Bullet Point #28: Did Napoleon really love Josephine?

Napoleon said it over and over again that the only woman he ever really loved was Josephine. Her real name was Marie-Joseph-Rose de Tascher de La Pagerie, and she was six years his senior. When he first met her, at the end of 1795, she was getting over the loss of her first husband, general Alexandre de Beauharnais (guillotined during the Terror), in the salons of Paris and in the arms of her lovers. To say that Napoleon was head-over-heels in love with her is almost an understatement; she, on the other hand, an experienced woman of the world, gave his emotions a rough ride. They married nevertheless on 9 March 1796. Two days later, Napoleon left to take up command of the Armée d’Italie. From the Italian peninsula, he penned magnificent, and occasionally raunchy, missives. Still not having understood that with a man such as he, she could have an extraordinary future, the flighty new wife took a new lover, played hard to get, and only came to be with her husband in Italy after much insistence. The same game began again when Napoleon was in Egypt – she didn’t even attempt to join him there. On his return, though still passionately in love with her, he threatened to divorce her, but the tears of “sweet and incomparable Josephine”, as he called her, won him round. Their relationship as a couple steadied after he came to power: he became less dependent, and she (possibly) became more loving. The tone of his letters settled: he now wrote to her as “Madame et Chère femme” (Madam, my dear Wife).
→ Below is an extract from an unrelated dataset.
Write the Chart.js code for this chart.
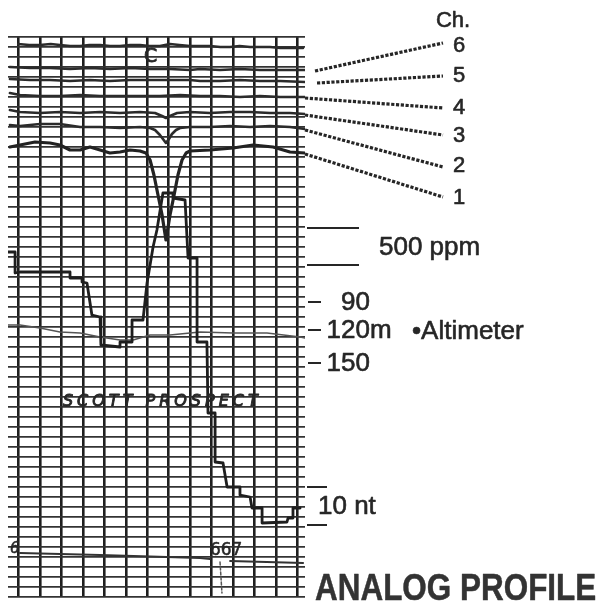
<!DOCTYPE html>
<html>
<head>
<meta charset="utf-8">
<script src="https://cdn.jsdelivr.net/npm/chart.js@4.4.1/dist/chart.umd.min.js"></script>
<style>
  html, body { margin: 0; padding: 0; background: #fff; }
  canvas { display: block; }
</style>
</head>
<body>
<canvas id="profile" width="600" height="607"></canvas>
<script>
// x: fiducial units (10 per vertical division), y: chart divisions from bottom of the strip
const xTicks = [0, 10, 20, 30, 40, 50, 60, 70, 80, 90, 100, 110, 120, 130];
const yTicks = [];
for (let i = 0; i <= 56; i++) yTicks.push(i);

// EM channel traces
const chRef = [[-0.2,55.3],[5,55.2],[10,55.2],[15,55.3],[19.3,55.2],[24,55.1],[28.7,55.1],[33,55.2],[38,55.2],[42.6,55.1],[47.3,55.1],[52,55.2],[56.6,55.2],[61,55.1],[65.9,55.1],[70.6,55.3],[75,55.2],[79.9,55.1],[84.6,55.1],[89.2,55.1],[94,55.0],[98.6,55.0],[103,55.1],[107.9,55.0],[112.5,55.0],[117.2,55.0],[122,54.9],[126.5,54.9],[132.6,54.9]];
const ch6 = [[-4.0,53.0],[5.4,52.9],[14.7,52.9],[24.0,52.8],[33.3,52.9],[42.6,52.8],[52.0,52.9],[61.3,52.8],[70.6,52.8],[79.9,52.7],[84.6,52.8],[93.9,52.7],[103.2,52.8],[112.5,52.7],[121.9,52.7],[133.5,52.7]];
const ch5 = [[-4.0,51.8],[5.4,51.7],[14.7,51.7],[24.0,51.6],[33.3,51.7],[42.6,51.6],[52.0,51.7],[61.3,51.7],[70.6,51.7],[79.9,51.7],[84.6,51.6],[93.9,51.6],[103.2,51.7],[112.5,51.6],[121.9,51.6],[133.5,51.5]];
const ch4 = [[-4.0,50.4],[0.7,50.2],[10.0,50.1],[19.3,50.1],[28.7,50.2],[38.0,50.1],[47.3,50.1],[56.6,50.1],[65.9,50.1],[75.3,50.2],[84.6,50.1],[93.9,50.1],[103.2,50.0],[112.5,50.1],[121.9,50.0],[133.5,50.0]];
const ch3 = [[-4.0,48.7],[0.7,48.5],[10.0,48.4],[19.3,48.5],[28.7,48.4],[38.0,48.5],[47.3,48.4],[56.6,48.5],[63.6,48.4],[66.9,48.1],[68.7,47.9],[70.6,48.1],[73.9,48.4],[79.9,48.5],[89.2,48.4],[98.6,48.5],[107.9,48.5],[117.2,48.4],[126.5,48.4],[133.5,48.3]];
const ch2 = [[-4.0,47.2],[0.7,47.1],[10.0,47.3],[19.3,47.3],[28.7,47.0],[38.0,47.0],[47.3,46.9],[56.6,47.0],[61.3,46.9],[63.6,46.7],[65.9,46.2],[67.3,45.8],[68.7,45.4],[70.1,45.8],[71.5,46.3],[73.4,46.7],[75.3,46.9],[79.9,47.0],[89.2,47.0],[98.6,47.1],[107.9,47.0],[117.2,47.1],[126.5,47.0],[133.5,46.8]];
const ch1 = [[-4.0,45.0],[0.7,45.2],[7.7,45.5],[14.7,45.4],[19.3,45.2],[24.0,44.7],[28.7,44.7],[33.3,45.0],[38.0,44.7],[42.6,44.4],[47.3,44.5],[52.0,44.7],[56.6,44.6],[59.4,44.4],[61.3,43.7],[63.1,42.2],[65.0,40.2],[66.9,38.2],[68.7,35.7],[70.6,38.2],[72.5,40.2],[74.3,42.2],[76.2,43.7],[78.1,44.4],[79.9,44.6],[89.2,44.7],[100.0,44.9],[109.3,45.2],[118.6,45.0],[126.5,44.5],[133.5,44.4]];

// stepped conductivity / magnetic trace
const ppm = [[-4.9,34.5],[-1.6,34.5],[-1.6,32.4],[0.7,32.5],[24.0,32.5],[24.0,31.9],[29.6,31.9],[29.6,31.5],[31.9,31.4],[34.2,28.2],[38.0,28.0],[38.4,25.2],[47.3,25.0],[47.3,25.5],[52.9,25.5],[52.9,27.7],[58.0,27.7],[59.9,31.4],[62.7,35.0],[64.5,36.7],[67.3,40.4],[72.0,40.4],[72.0,39.9],[77.6,39.7],[79.0,33.9],[83.2,33.9],[83.2,25.5],[87.8,25.5],[88.3,18.4],[91.6,18.4],[91.6,13.5],[95.3,13.4],[97.2,11.0],[103.2,11.0],[103.2,10.2],[107.9,10.0],[108.8,8.9],[113.5,8.9],[113.5,7.4],[125.1,7.5],[125.6,7.9],[127.9,7.9],[127.9,8.9],[131.2,8.9]];

const altimeter = [[-4.9,27.2],[0.7,27.2],[10.0,26.9],[19.3,26.5],[28.7,26.4],[38.0,26.0],[47.3,25.7],[53.4,25.7],[61.3,26.2],[70.6,26.2],[84.6,26.5],[100.0,26.4],[115.8,26.4],[131.2,26.0],[133.5,25.9]];

const fiducial = [[0.7,4.4],[38.0,4.2],[84.6,3.9],[89.2,3.8],[93,null],[98.6,3.6],[132.6,3.4]];
const fidMark = [[93.9,3.5],[94.8,0.4]];

// right-hand scale annotations (y in chart divisions)
const chLabels = ['6', '5', '4', '3', '2', '1'];
const ppmBar = [36.9, 33.2];
const altTicks = [['90', 29.5], ['120m', 26.7], ['150', 23.4]];
const ntBar = [11.0, 7.2];

const pts = a => a.map(p => ({ x: p[0], y: p[1] }));

function trace(data, width, color) {
  return { data: pts(data), borderColor: color, borderWidth: width, pointRadius: 0, fill: false };
}

// fill + faint stroke so the type looks like the printed original
function ink(ctx, t, x, y, w) {
  ctx.lineWidth = w || 0.6;
  ctx.strokeText(t, x, y);
  ctx.fillText(t, x, y);
}

const notes = {
  id: 'notes',
  afterDatasetsDraw(chart) {
    const { ctx, chartArea, scales } = chart;
    const xs = scales.x, ys = scales.y;
    const R = chartArea.right;
    ctx.save();
    ctx.fillStyle = '#262626';
    ctx.strokeStyle = '#262626';
    ctx.lineJoin = 'round';

    // writing on the record
    ctx.textBaseline = 'middle';
    ctx.font = '19px "DejaVu Sans"';
    ink(ctx, 'C', xs.getPixelForValue(61.3) - 6, ys.getPixelForValue(54.0), 0.8);
    ctx.font = 'italic 16px "DejaVu Sans"';
    ctx.letterSpacing = '4px';
    ink(ctx, 'SCOTT PROSPECT', xs.getPixelForValue(20.7), ys.getPixelForValue(19.5), 0.9);
    ctx.letterSpacing = '0px';
    ctx.font = '17px "DejaVu Sans"';
    ink(ctx, '667', xs.getPixelForValue(89.2), ys.getPixelForValue(4.6), 0.5);
    ctx.font = 'italic 15px "DejaVu Sans"';
    ink(ctx, '6', xs.getPixelForValue(-4.0), ys.getPixelForValue(4.8), 0.5);

    // channel leaders
    const chData = [ch6, ch5, ch4, ch3, ch2, ch1];
    const startOff = [10, 12, 0, 0, 0, 0];
    const endY = [43, 76, 108, 135, 167, 197];
    const labY = [46, 76, 108, 136, 166, 198];
    ctx.lineWidth = 3.2;
    ctx.setLineDash([3.2, 1.6]);
    chData.forEach((d, i) => {
      const last = d[d.length - 1];
      ctx.beginPath();
      ctx.moveTo(R + startOff[i], ys.getPixelForValue(last[1]) + 1);
      ctx.lineTo(443, endY[i]);
      ctx.stroke();
    });
    ctx.setLineDash([]);
    ctx.font = '22px "Liberation Sans"';
    ctx.textAlign = 'center';
    ink(ctx, 'Ch.', 453, 21);
    chLabels.forEach((t, i) => ink(ctx, t, 459, labY[i]));

    // 500 ppm bar
    ctx.textAlign = 'left';
    ppmBar.forEach(v => {
      const y = ys.getPixelForValue(v);
      ctx.lineWidth = 2;
      ctx.beginPath(); ctx.moveTo(R + 2, y); ctx.lineTo(R + 54, y); ctx.stroke();
    });
    ctx.font = '26px "Liberation Sans"';
    ink(ctx, '500 ppm', 379, ys.getPixelForValue((ppmBar[0] + ppmBar[1]) / 2) + 1);

    // altimeter scale
    altTicks.forEach(([t, v]) => {
      const y = ys.getPixelForValue(v);
      ctx.lineWidth = 2;
      ctx.beginPath(); ctx.moveTo(R + 3, y); ctx.lineTo(R + 16, y); ctx.stroke();
      const num = t.replace('m', '');
      ctx.textAlign = 'right';
      ink(ctx, num, 370, y + 1);
      if (num !== t) { ctx.textAlign = 'left'; ink(ctx, 'm', 370, y + 1); }
    });
    ctx.textAlign = 'left';
    ink(ctx, '\u2022Altimeter', 412, ys.getPixelForValue(altTicks[1][1]) + 2);

    // 10 nt bar
    ntBar.forEach(v => {
      const y = ys.getPixelForValue(v);
      ctx.lineWidth = 2;
      ctx.beginPath(); ctx.moveTo(R + 2, y); ctx.lineTo(R + 22, y); ctx.stroke();
    });
    ink(ctx, '10 nt', 318, ys.getPixelForValue((ntBar[0] + ntBar[1]) / 2) + 1);

    // title
    ctx.fillStyle = '#333';
    ctx.strokeStyle = '#333';
    ctx.font = 'bold 37px "Liberation Sans"';
    ctx.textBaseline = 'alphabetic';
    ctx.save();
    ctx.translate(315, 600);
    ctx.scale(0.85, 1);
    ink(ctx, 'ANALOG PROFILE', 0, 0, 0.5);
    ctx.restore();

    ctx.restore();
  }
};

new Chart(document.getElementById('profile'), {
  type: 'line',
  data: {
    datasets: [
      trace(chRef, 2.4, '#2b2b2b'),
      trace(ch6, 2.6, '#2b2b2b'),
      trace(ch5, 2.6, '#2b2b2b'),
      trace(ch4, 2.6, '#2b2b2b'),
      trace(ch3, 2.6, '#2b2b2b'),
      trace(ch2, 2.6, '#2b2b2b'),
      trace(ch1, 3.2, '#222'),
      trace(ppm, 2.8, '#1e1e1e'),
      trace(altimeter, 1.5, '#555'),
      trace(fiducial, 2, '#333'),
      Object.assign(trace(fidMark, 1.5, '#555'), { borderDash: [3, 2] })
    ]
  },
  options: {
    responsive: false,
    animation: false,
    layout: { padding: { left: 8, top: 37, right: 295, bottom: 10 } },
    plugins: { legend: { display: false }, tooltip: { enabled: false } },
    elements: { line: { tension: 0, borderJoinStyle: 'round', borderCapStyle: 'round' } },
    scales: {
      x: {
        type: 'linear', min: -4.9, max: 133.5,
        border: { display: false },
        grid: { color: '#1e1e1e', lineWidth: 2.6, drawTicks: false },
        ticks: { display: false },
        afterBuildTicks: s => { s.ticks = xTicks.map(v => ({ value: v })); }
      },
      y: {
        type: 'linear', min: 0, max: 56,
        border: { display: false },
        grid: { color: '#333', lineWidth: 1.7, drawTicks: false },
        ticks: { display: false },
        afterBuildTicks: s => { s.ticks = yTicks.map(v => ({ value: v })); }
      }
    }
  },
  plugins: [notes]
});
</script>
</body>
</html>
That being said, if Josephine could have given Napoleon an heir, he would never have repudiated her as he did, heart-broken, at the end of 1809. She retired to their comfortable Château de Malmaison, with a tidy pension, countless possessions, and the assurance that she could keep her title ‘Empress’. Napoleon even visited her from time to time. And he never hid the love he still had for her. In exile on the island of Elba, he was grief stricken to hear that she had died of a cold on 29 May 1814 and spent several days in a profound melancholy.